_PROVIDED ENTRIES_.
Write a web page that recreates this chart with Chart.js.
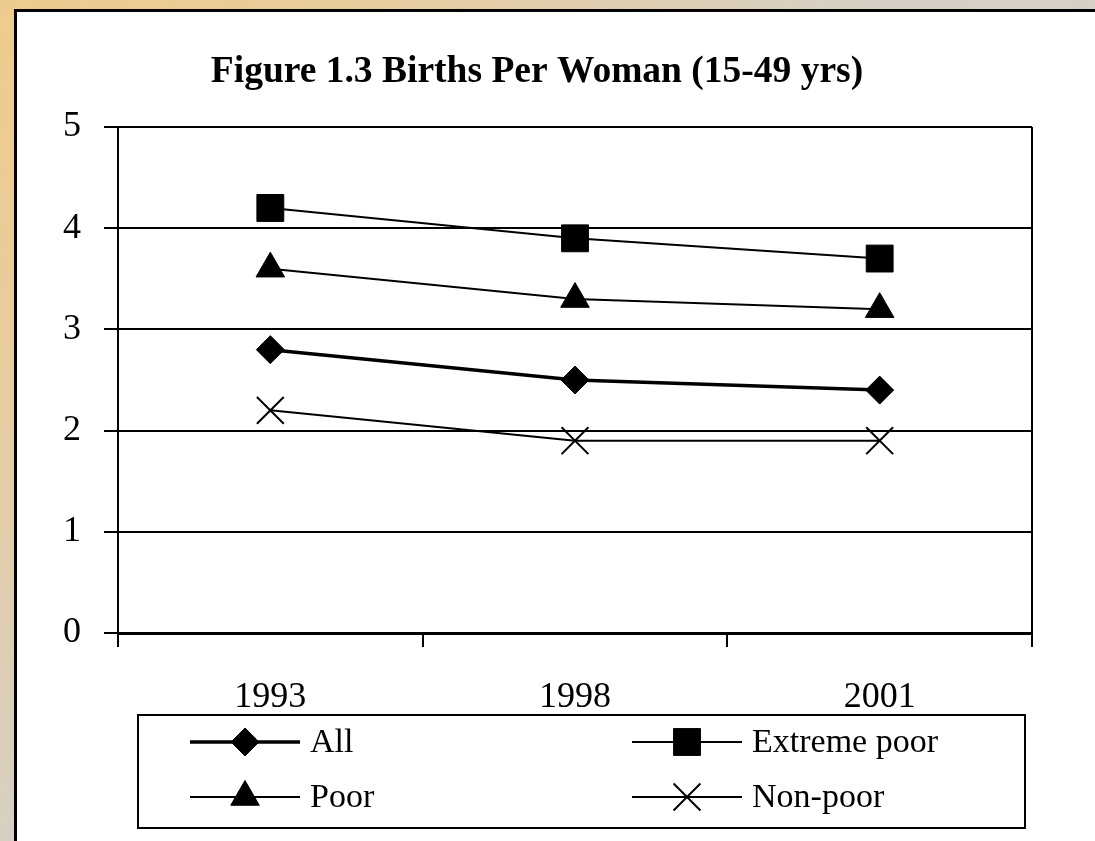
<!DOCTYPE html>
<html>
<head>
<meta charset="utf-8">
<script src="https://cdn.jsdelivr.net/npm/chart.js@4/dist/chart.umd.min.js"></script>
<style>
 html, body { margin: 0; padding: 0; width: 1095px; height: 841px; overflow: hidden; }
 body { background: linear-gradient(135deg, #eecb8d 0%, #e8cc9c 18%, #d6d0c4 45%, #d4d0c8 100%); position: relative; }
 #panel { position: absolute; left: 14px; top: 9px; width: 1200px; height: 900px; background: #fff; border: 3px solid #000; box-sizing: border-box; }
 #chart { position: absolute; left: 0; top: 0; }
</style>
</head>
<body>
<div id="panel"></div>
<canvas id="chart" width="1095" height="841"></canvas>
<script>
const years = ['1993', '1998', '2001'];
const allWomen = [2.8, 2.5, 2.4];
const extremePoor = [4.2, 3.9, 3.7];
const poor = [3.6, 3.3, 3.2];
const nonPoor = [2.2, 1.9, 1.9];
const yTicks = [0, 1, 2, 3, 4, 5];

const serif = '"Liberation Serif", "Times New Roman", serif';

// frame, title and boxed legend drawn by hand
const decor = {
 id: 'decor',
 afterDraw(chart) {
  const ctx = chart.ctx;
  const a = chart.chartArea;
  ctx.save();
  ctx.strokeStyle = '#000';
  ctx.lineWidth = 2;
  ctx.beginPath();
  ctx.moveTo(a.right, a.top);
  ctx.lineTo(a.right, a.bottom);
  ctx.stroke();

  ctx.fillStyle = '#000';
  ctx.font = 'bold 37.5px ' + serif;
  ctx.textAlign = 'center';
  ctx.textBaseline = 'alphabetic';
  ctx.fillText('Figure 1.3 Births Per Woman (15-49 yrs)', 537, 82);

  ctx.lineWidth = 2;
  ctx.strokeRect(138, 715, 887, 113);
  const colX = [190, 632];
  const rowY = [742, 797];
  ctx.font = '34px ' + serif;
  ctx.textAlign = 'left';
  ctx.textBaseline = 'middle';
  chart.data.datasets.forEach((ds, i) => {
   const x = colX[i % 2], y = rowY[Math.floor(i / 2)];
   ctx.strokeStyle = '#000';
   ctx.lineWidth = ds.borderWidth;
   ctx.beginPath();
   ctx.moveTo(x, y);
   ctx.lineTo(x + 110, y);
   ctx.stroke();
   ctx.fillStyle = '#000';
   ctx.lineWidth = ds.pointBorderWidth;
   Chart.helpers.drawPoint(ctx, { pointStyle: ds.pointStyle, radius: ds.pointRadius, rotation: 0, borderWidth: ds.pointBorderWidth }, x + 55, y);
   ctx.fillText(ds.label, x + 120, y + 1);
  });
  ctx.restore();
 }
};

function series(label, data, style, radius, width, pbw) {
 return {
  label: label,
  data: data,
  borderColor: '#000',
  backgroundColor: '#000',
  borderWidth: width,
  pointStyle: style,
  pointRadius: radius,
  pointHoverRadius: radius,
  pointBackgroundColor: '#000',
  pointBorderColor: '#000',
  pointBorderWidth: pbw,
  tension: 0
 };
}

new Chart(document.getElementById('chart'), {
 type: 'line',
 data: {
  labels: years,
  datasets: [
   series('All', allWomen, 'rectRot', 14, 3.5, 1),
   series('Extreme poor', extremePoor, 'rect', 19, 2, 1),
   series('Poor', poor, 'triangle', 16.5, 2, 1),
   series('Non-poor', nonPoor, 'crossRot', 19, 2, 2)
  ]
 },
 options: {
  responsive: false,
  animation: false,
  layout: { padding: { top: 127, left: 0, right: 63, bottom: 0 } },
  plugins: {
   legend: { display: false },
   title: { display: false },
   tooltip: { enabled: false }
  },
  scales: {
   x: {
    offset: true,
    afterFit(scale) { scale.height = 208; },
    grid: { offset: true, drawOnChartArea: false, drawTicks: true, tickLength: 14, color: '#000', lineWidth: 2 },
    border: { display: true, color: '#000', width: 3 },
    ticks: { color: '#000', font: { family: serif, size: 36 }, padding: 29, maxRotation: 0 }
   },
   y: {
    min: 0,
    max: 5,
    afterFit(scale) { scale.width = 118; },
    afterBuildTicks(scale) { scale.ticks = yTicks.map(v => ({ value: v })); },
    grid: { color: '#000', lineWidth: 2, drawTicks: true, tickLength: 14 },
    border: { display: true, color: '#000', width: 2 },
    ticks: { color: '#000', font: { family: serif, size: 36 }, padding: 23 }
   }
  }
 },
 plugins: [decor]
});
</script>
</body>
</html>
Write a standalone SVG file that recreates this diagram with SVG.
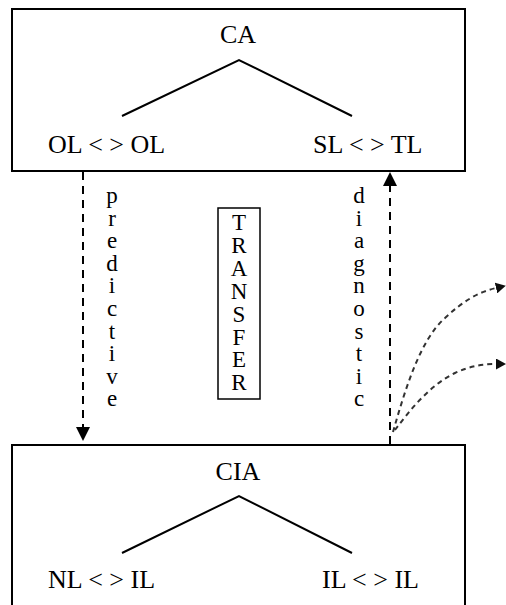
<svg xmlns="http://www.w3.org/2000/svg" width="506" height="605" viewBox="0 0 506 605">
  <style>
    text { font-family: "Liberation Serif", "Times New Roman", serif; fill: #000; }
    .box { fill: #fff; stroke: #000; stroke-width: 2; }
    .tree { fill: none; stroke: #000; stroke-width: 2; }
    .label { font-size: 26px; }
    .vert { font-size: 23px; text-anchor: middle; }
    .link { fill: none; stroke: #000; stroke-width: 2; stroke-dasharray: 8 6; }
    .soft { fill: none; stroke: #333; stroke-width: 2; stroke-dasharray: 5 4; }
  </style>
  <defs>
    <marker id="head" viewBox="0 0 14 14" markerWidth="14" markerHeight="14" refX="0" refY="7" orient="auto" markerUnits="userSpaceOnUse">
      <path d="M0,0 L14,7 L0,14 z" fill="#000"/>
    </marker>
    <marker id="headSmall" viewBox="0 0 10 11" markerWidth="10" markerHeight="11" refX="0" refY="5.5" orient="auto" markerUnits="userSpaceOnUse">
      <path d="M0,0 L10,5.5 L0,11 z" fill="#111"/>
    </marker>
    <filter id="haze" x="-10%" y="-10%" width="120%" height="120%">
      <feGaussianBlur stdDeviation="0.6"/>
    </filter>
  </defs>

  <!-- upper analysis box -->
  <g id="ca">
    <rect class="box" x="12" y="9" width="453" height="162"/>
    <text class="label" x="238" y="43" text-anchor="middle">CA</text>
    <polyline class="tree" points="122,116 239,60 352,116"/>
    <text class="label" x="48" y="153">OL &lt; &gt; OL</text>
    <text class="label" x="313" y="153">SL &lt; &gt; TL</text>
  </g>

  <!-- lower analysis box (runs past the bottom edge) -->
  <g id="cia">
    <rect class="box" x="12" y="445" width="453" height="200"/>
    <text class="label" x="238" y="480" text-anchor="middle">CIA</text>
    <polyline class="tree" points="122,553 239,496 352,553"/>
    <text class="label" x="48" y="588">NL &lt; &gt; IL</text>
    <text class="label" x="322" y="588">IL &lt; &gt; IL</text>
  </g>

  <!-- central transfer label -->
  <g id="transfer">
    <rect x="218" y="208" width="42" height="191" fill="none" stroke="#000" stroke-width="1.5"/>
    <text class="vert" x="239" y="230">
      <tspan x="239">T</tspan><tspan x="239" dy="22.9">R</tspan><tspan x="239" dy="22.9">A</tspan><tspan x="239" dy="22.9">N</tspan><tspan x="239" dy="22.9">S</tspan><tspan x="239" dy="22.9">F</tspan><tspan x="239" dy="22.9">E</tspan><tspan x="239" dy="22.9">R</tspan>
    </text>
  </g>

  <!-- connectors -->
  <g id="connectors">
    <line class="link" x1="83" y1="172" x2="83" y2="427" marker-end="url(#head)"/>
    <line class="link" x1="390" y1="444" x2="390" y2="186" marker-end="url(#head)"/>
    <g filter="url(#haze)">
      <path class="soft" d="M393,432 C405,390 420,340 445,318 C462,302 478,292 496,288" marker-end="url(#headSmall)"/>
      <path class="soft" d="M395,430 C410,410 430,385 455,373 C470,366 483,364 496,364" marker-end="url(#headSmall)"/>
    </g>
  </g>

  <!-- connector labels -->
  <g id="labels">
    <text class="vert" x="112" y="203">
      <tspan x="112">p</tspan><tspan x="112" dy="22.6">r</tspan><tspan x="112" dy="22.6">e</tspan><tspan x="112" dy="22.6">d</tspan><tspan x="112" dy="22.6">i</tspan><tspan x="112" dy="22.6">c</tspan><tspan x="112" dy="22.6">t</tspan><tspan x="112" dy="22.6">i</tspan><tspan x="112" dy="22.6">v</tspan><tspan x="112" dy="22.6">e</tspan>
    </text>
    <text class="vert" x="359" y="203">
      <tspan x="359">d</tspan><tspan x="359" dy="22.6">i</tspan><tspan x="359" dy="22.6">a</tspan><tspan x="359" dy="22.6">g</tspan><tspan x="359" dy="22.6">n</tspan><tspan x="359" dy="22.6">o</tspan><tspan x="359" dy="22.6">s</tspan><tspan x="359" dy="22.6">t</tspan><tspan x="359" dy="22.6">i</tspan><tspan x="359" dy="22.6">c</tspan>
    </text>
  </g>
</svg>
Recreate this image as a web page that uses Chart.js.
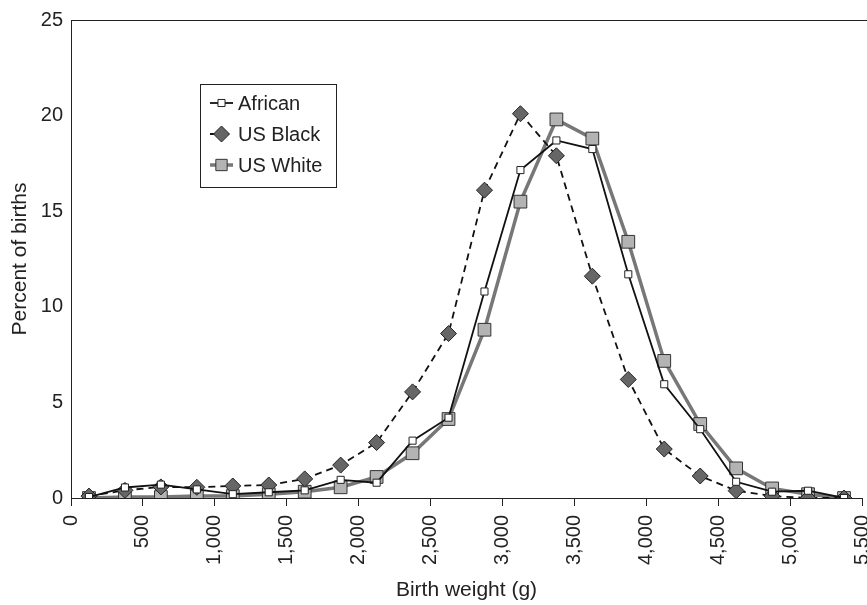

_WHAT THE EXERCISE ASKS_. Whenever "page" turns up in a line, pick that line out.

_COMPLETE ANSWER_.
Write a web page that recreates this chart with Chart.js.
Recreate this image as a web page that uses Chart.js.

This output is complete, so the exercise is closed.